• Instructions to follow
Give the data below again exactly as it stands. Omit the pictures.

═════ Source data ═════

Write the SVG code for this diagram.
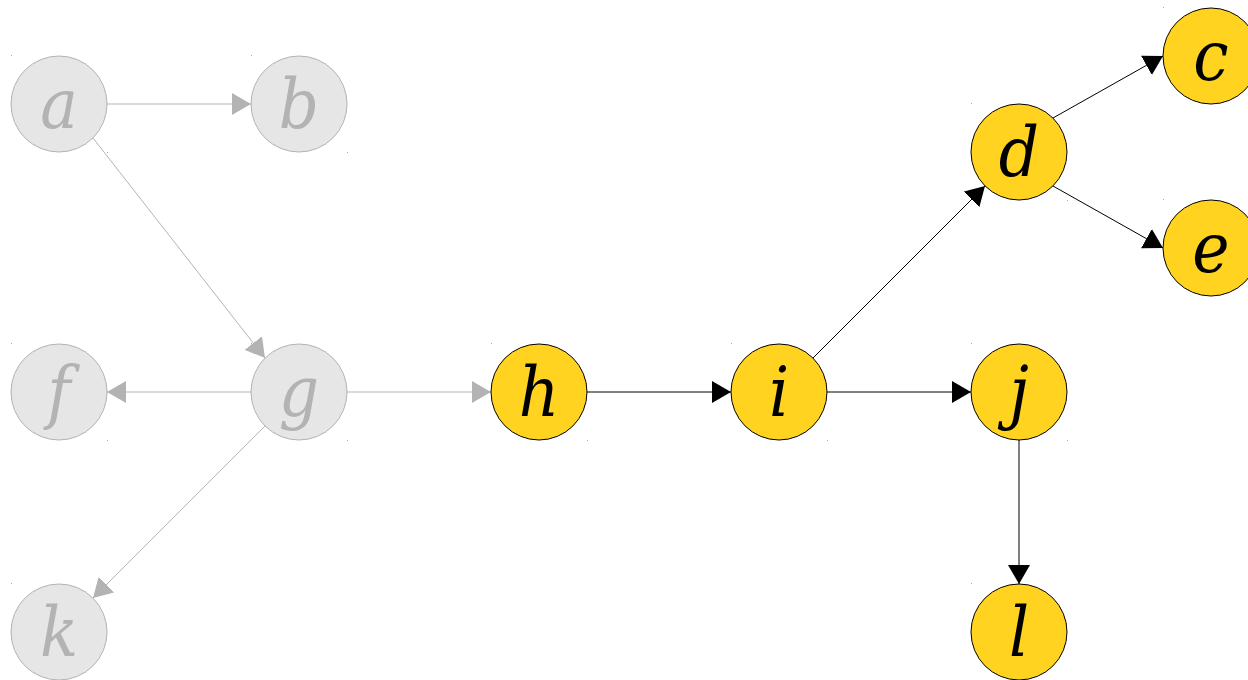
<svg xmlns="http://www.w3.org/2000/svg" width="1248" height="680" viewBox="0 0 1248 680">
<defs>
<marker id="ag" markerUnits="userSpaceOnUse" markerWidth="19" markerHeight="22" refX="19" refY="11" orient="auto" viewBox="0 0 19 22"><path d="M0,0 L19,11 L0,22 z" fill="#b3b3b3"/></marker>
<marker id="ab" markerUnits="userSpaceOnUse" markerWidth="19" markerHeight="22" refX="19" refY="11" orient="auto" viewBox="0 0 19 22"><path d="M0,0 L19,11 L0,22 z" fill="#000"/></marker>
</defs>
<style>
.gn circle{fill:#e6e6e6;stroke:#b3b3b3;stroke-width:1}
.gn text{fill:#b3b3b3}
.yn circle{fill:#ffd320;stroke:#000;stroke-width:1}
.yn text{fill:#000}
text{font-family:"DejaVu Serif",serif;font-stretch:condensed;font-style:italic;font-size:70px;text-anchor:middle}
.eg{stroke:#b3b3b3;stroke-width:1;fill:none;marker-end:url(#ag)}
.eb{stroke:#000;stroke-width:1;fill:none;marker-end:url(#ab)}
.dot{fill:#aaa}
</style>
<rect width="1248" height="680" fill="#fff"/>
<g id="connectors">
<line class="eg" x1="107" y1="104" x2="251" y2="104"/>
<line class="eg" x1="93" y1="138" x2="265" y2="358"/>
<line class="eg" x1="251" y1="392" x2="107" y2="392"/>
<line class="eg" x1="347" y1="392" x2="491" y2="392"/>
<line class="eg" x1="265" y1="426" x2="93" y2="598"/>
<line class="eb" x1="587" y1="392" x2="731" y2="392"/>
<line class="eb" x1="827" y1="392" x2="971" y2="392"/>
<line class="eb" x1="813" y1="358" x2="985" y2="186"/>
<line class="eb" x1="1053" y1="118" x2="1163" y2="56"/>
<line class="eb" x1="1053" y1="186" x2="1163" y2="248"/>
<line class="eb" x1="1019" y1="440" x2="1019" y2="584"/>
</g>
<g id="node-a" class="gn"><circle cx="59" cy="104" r="48"/><text x="59" y="128">a</text><rect class="dot" x="11" y="55" width="1" height="1"/><rect class="dot" x="107" y="152" width="1" height="1"/></g>
<g id="node-b" class="gn"><circle cx="299" cy="104" r="48"/><text x="299" y="128">b</text><rect class="dot" x="251" y="55" width="1" height="1"/><rect class="dot" x="347" y="152" width="1" height="1"/></g>
<g id="node-f" class="gn"><circle cx="59" cy="392" r="48"/><text x="59" y="416">f</text><rect class="dot" x="11" y="343" width="1" height="1"/><rect class="dot" x="107" y="440" width="1" height="1"/></g>
<g id="node-g" class="gn"><circle cx="299" cy="392" r="48"/><text x="299" y="416">g</text><rect class="dot" x="251" y="343" width="1" height="1"/><rect class="dot" x="347" y="440" width="1" height="1"/></g>
<g id="node-k" class="gn"><circle cx="59" cy="632" r="48"/><text x="59" y="656">k</text><rect class="dot" x="11" y="583" width="1" height="1"/></g>
<g id="node-h" class="yn"><circle cx="539" cy="392" r="48"/><text x="539" y="416">h</text><rect class="dot" x="491" y="343" width="1" height="1"/><rect class="dot" x="587" y="440" width="1" height="1"/></g>
<g id="node-i" class="yn"><circle cx="779" cy="392" r="48"/><text x="779" y="416">i</text><rect class="dot" x="731" y="343" width="1" height="1"/><rect class="dot" x="827" y="440" width="1" height="1"/></g>
<g id="node-j" class="yn"><circle cx="1019" cy="392" r="48"/><text x="1019" y="416">j</text><rect class="dot" x="971" y="343" width="1" height="1"/><rect class="dot" x="1067" y="440" width="1" height="1"/></g>
<g id="node-l" class="yn"><circle cx="1019" cy="632" r="48"/><text x="1019" y="656">l</text><rect class="dot" x="971" y="583" width="1" height="1"/></g>
<g id="node-d" class="yn"><circle cx="1019" cy="152" r="48"/><text x="1019" y="176">d</text><rect class="dot" x="971" y="103" width="1" height="1"/><rect class="dot" x="1067" y="200" width="1" height="1"/></g>
<g id="node-c" class="yn"><circle cx="1211" cy="56" r="48"/><text x="1211" y="80">c</text><rect class="dot" x="1163" y="7" width="1" height="1"/></g>
<g id="node-e" class="yn"><circle cx="1211" cy="248" r="48"/><text x="1211" y="272">e</text><rect class="dot" x="1163" y="199" width="1" height="1"/></g>
</svg>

═════

• Exercise solution
Write the SVG code for this diagram.
<svg xmlns="http://www.w3.org/2000/svg" width="1248" height="680" viewBox="0 0 1248 680">
<defs>
<marker id="ag" markerUnits="userSpaceOnUse" markerWidth="19" markerHeight="22" refX="19" refY="11" orient="auto" viewBox="0 0 19 22"><path d="M0,0 L19,11 L0,22 z" fill="#b3b3b3"/></marker>
<marker id="ab" markerUnits="userSpaceOnUse" markerWidth="19" markerHeight="22" refX="19" refY="11" orient="auto" viewBox="0 0 19 22"><path d="M0,0 L19,11 L0,22 z" fill="#000"/></marker>
</defs>
<style>
.gn circle{fill:#e6e6e6;stroke:#b3b3b3;stroke-width:1}
.gn text{fill:#b3b3b3}
.yn circle{fill:#ffd320;stroke:#000;stroke-width:1}
.yn text{fill:#000}
text{font-family:"DejaVu Serif",serif;font-stretch:condensed;font-style:italic;font-size:70px;text-anchor:middle}
.eg{stroke:#b3b3b3;stroke-width:1;fill:none;marker-end:url(#ag)}
.eb{stroke:#000;stroke-width:1;fill:none;marker-end:url(#ab)}
.dot{fill:#aaa}
</style>
<rect width="1248" height="680" fill="#fff"/>
<g id="connectors">
<line class="eg" x1="107" y1="104" x2="251" y2="104"/>
<line class="eg" x1="93" y1="138" x2="265" y2="358"/>
<line class="eg" x1="251" y1="392" x2="107" y2="392"/>
<line class="eg" x1="347" y1="392" x2="491" y2="392"/>
<line class="eg" x1="265" y1="426" x2="93" y2="598"/>
<line class="eb" x1="587" y1="392" x2="731" y2="392"/>
<line class="eb" x1="827" y1="392" x2="971" y2="392"/>
<line class="eb" x1="813" y1="358" x2="985" y2="186"/>
<line class="eb" x1="1053" y1="118" x2="1163" y2="56"/>
<line class="eb" x1="1053" y1="186" x2="1163" y2="248"/>
<line class="eb" x1="1019" y1="440" x2="1019" y2="584"/>
</g>
<g id="node-a" class="gn"><circle cx="59" cy="104" r="48"/><text x="59" y="128">a</text><rect class="dot" x="11" y="55" width="1" height="1"/><rect class="dot" x="107" y="152" width="1" height="1"/></g>
<g id="node-b" class="gn"><circle cx="299" cy="104" r="48"/><text x="299" y="128">b</text><rect class="dot" x="251" y="55" width="1" height="1"/><rect class="dot" x="347" y="152" width="1" height="1"/></g>
<g id="node-f" class="gn"><circle cx="59" cy="392" r="48"/><text x="59" y="416">f</text><rect class="dot" x="11" y="343" width="1" height="1"/><rect class="dot" x="107" y="440" width="1" height="1"/></g>
<g id="node-g" class="gn"><circle cx="299" cy="392" r="48"/><text x="299" y="416">g</text><rect class="dot" x="251" y="343" width="1" height="1"/><rect class="dot" x="347" y="440" width="1" height="1"/></g>
<g id="node-k" class="gn"><circle cx="59" cy="632" r="48"/><text x="59" y="656">k</text><rect class="dot" x="11" y="583" width="1" height="1"/></g>
<g id="node-h" class="yn"><circle cx="539" cy="392" r="48"/><text x="539" y="416">h</text><rect class="dot" x="491" y="343" width="1" height="1"/><rect class="dot" x="587" y="440" width="1" height="1"/></g>
<g id="node-i" class="yn"><circle cx="779" cy="392" r="48"/><text x="779" y="416">i</text><rect class="dot" x="731" y="343" width="1" height="1"/><rect class="dot" x="827" y="440" width="1" height="1"/></g>
<g id="node-j" class="yn"><circle cx="1019" cy="392" r="48"/><text x="1019" y="416">j</text><rect class="dot" x="971" y="343" width="1" height="1"/><rect class="dot" x="1067" y="440" width="1" height="1"/></g>
<g id="node-l" class="yn"><circle cx="1019" cy="632" r="48"/><text x="1019" y="656">l</text><rect class="dot" x="971" y="583" width="1" height="1"/></g>
<g id="node-d" class="yn"><circle cx="1019" cy="152" r="48"/><text x="1019" y="176">d</text><rect class="dot" x="971" y="103" width="1" height="1"/><rect class="dot" x="1067" y="200" width="1" height="1"/></g>
<g id="node-c" class="yn"><circle cx="1211" cy="56" r="48"/><text x="1211" y="80">c</text><rect class="dot" x="1163" y="7" width="1" height="1"/></g>
<g id="node-e" class="yn"><circle cx="1211" cy="248" r="48"/><text x="1211" y="272">e</text><rect class="dot" x="1163" y="199" width="1" height="1"/></g>
</svg>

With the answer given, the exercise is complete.